Your task>
Collect all lines below with the string "matplotlib".

Material provided>
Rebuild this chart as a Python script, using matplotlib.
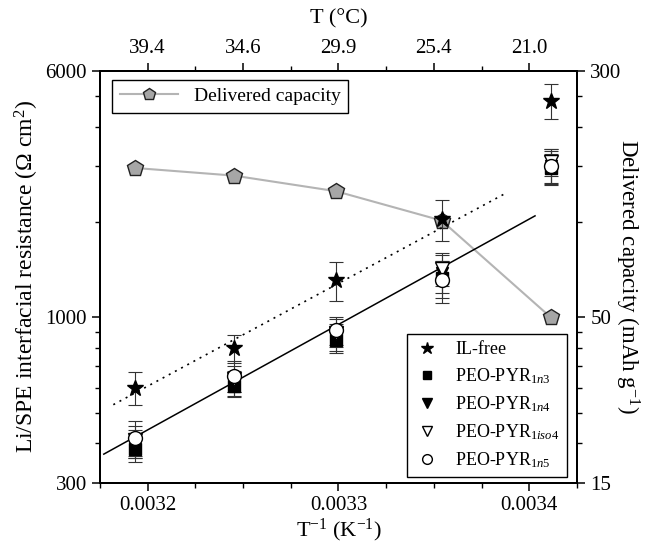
import numpy as np
import matplotlib
matplotlib.use('Agg')
import matplotlib.pyplot as plt
import matplotlib.ticker as mticker
from matplotlib.lines import Line2D

plt.rcParams['font.family'] = ['Liberation Serif', 'DejaVu Serif']
plt.rcParams['mathtext.fontset'] = 'custom'
plt.rcParams['mathtext.rm'] = 'Liberation Serif'
plt.rcParams['mathtext.it'] = 'Liberation Serif:italic'

# temperatures of the measurements (deg C) -> 1/T in 1/K
temp_c = np.array([40, 35, 30, 25, 20])
inv_t = 1.0 / (temp_c + 273.15)

# interfacial resistance (Ohm cm2) and errors
r_ilfree = [600, 800, 1310, 2040, 4830]
e_ilfree = [70, 80, 185, 300, 600]
r_n3 = [385, 605, 850, 1330, 2950]
e_n3 = [35, 45, 80, 180, 330]
r_n4 = [400, 620, 870, 1380, 3000]
e_n4 = [40, 55, 85, 190, 340]
r_iso4 = [410, 640, 895, 1425, 3090]
e_iso4 = [45, 60, 90, 170, 300]
r_n5 = [415, 655, 910, 1310, 3010]
e_n5 = [55, 75, 95, 200, 380]

# delivered capacity (mAh/g)
cap = [148, 140, 125, 101, 50]

# Arrhenius fit lines
fit_x = [0.003177, 0.003403]
fit_r = [370, 2090]
fit_il_x = [0.003182, 0.003388]
fit_il_r = [530, 2470]

top_ticks = [0.0032, 0.00325, 0.0033, 0.00335, 0.0034]
top_labels = ['39.4', '34.6', '29.9', '25.4', '21.0']

fig = plt.figure(figsize=(6.5, 5.47), dpi=100)
fig.subplots_adjust(left=0.1538, right=0.8877, top=0.8707, bottom=0.117)
ax = fig.add_subplot(111)
ax2 = ax.twinx()
axt = ax.twiny()
ax.set_zorder(ax2.get_zorder() + 2)
ax.patch.set_visible(False)

# capacity on the right axis
ax2.plot(inv_t, cap, color='#b4b4b4', lw=1.5, marker='p', ms=12,
         mfc='#a6a6a6', mec='#222222', mew=1.0)

# fit lines
ax.plot(fit_x, fit_r, color='black', lw=1.1)
ax.plot(fit_il_x, fit_il_r, color='black', lw=1.2, ls=(0, (1.2, 3)))

ekw = dict(fmt='none', ecolor='#333333', elinewidth=0.8, capsize=5, capthick=0.8)
for r, e in [(r_n3, e_n3), (r_n4, e_n4), (r_iso4, e_iso4), (r_n5, e_n5), (r_ilfree, e_ilfree)]:
    ax.errorbar(inv_t, r, yerr=e, **ekw)

ax.plot(inv_t, r_n3, ls='none', marker='s', ms=8, mfc='black', mec='black')
ax.plot(inv_t, r_n4, ls='none', marker='v', ms=9, mfc='black', mec='black')
ax.plot(inv_t, r_iso4, ls='none', marker='v', ms=10, mfc='white', mec='black', mew=1.0)
ax.plot(inv_t, r_n5, ls='none', marker='o', ms=10, mfc='white', mec='black', mew=1.0)
ax.plot(inv_t, r_ilfree, ls='none', marker='*', ms=12, mfc='black', mec='black')

ax.set_yscale('log')
ax.set_ylim(300, 6000)
ax.yaxis.set_major_locator(mticker.FixedLocator([300, 1000, 6000]))
ax.yaxis.set_major_formatter(mticker.FixedFormatter(['300', '1000', '6000']))
ax.yaxis.set_minor_locator(mticker.FixedLocator([400, 500, 600, 700, 800, 900,
                                                 2000, 3000, 4000, 5000]))
ax.yaxis.set_minor_formatter(mticker.NullFormatter())

ax2.set_yscale('log')
ax2.set_ylim(15, 300)
ax2.yaxis.set_major_locator(mticker.FixedLocator([15, 50, 300]))
ax2.yaxis.set_major_formatter(mticker.FixedFormatter(['15', '50', '300']))
ax2.yaxis.set_minor_locator(mticker.FixedLocator([20, 25, 30, 35, 40, 45,
                                                  100, 150, 200, 250]))
ax2.yaxis.set_minor_formatter(mticker.NullFormatter())

ax.set_xlim(0.003175, 0.003425)
ax.xaxis.set_major_locator(mticker.FixedLocator([0.0032, 0.0033, 0.0034]))
ax.xaxis.set_major_formatter(mticker.FixedFormatter(['0.0032', '0.0033', '0.0034']))
ax.xaxis.set_minor_locator(mticker.MultipleLocator(0.000025))

axt.set_xlim(ax.get_xlim())
axt.xaxis.set_major_locator(mticker.FixedLocator(top_ticks))
axt.xaxis.set_major_formatter(mticker.FixedFormatter(top_labels))
axt.xaxis.set_minor_locator(mticker.FixedLocator([0.003225, 0.003275, 0.003325, 0.003375]))

for a in (ax, ax2, axt):
    a.tick_params(which='major', direction='out', length=6, width=1.1, labelsize=15)
    a.tick_params(which='minor', direction='out', length=3.5, width=1.0)
    for s in a.spines.values():
        s.set_linewidth(1.3)

ax.set_xlabel('T$^{-1}$ (K$^{-1}$)', fontsize=16, labelpad=1)
axt.set_xlabel('T (°C)', fontsize=16, labelpad=11)
ax.set_ylabel('Li/SPE interfacial resistance (Ω cm$^2$)', fontsize=17, labelpad=3)
ax2.set_ylabel('Delivered capacity (mAh g$^{-1}$)', fontsize=16.5, rotation=270, labelpad=14)

# legends
h_cap = [Line2D([], [], color='#b4b4b4', lw=1.5, marker='p', ms=9,
                mfc='#a6a6a6', mec='#222222')]
leg1 = ax.legend(h_cap, ['Delivered capacity'], loc='upper left',
                 bbox_to_anchor=(0.025, 0.978), borderaxespad=0, fontsize=14,
                 fancybox=False, edgecolor='black', framealpha=1, handlelength=3)
leg1.get_frame().set_linewidth(1.0)
ax.add_artist(leg1)

h_ser = [Line2D([], [], ls='none', marker='*', ms=9, color='black'),
         Line2D([], [], ls='none', marker='s', ms=6, color='black'),
         Line2D([], [], ls='none', marker='v', ms=7, color='black'),
         Line2D([], [], ls='none', marker='v', ms=7, mfc='white', mec='black'),
         Line2D([], [], ls='none', marker='o', ms=7, mfc='white', mec='black')]
l_ser = ['IL-free', r'PEO-PYR$_{1\mathit{n}3}$', r'PEO-PYR$_{1\mathit{n}4}$',
         r'PEO-PYR$_{1\mathit{iso}4}$', r'PEO-PYR$_{1\mathit{n}5}$']
leg2 = ax.legend(h_ser, l_ser, loc='lower right', bbox_to_anchor=(0.979, 0.015),
                 borderaxespad=0, fontsize=13, fancybox=False, edgecolor='black',
                 framealpha=1, handlelength=1.5, labelspacing=0.45)
leg2.get_frame().set_linewidth(1.0)

fig.savefig('out.png', dpi=100)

The output>
Rebuild this chart as a Python script, using matplotlib.
import matplotlib
matplotlib.use('Agg')
import matplotlib.pyplot as plt
import matplotlib.ticker as mticker
from matplotlib.lines import Line2D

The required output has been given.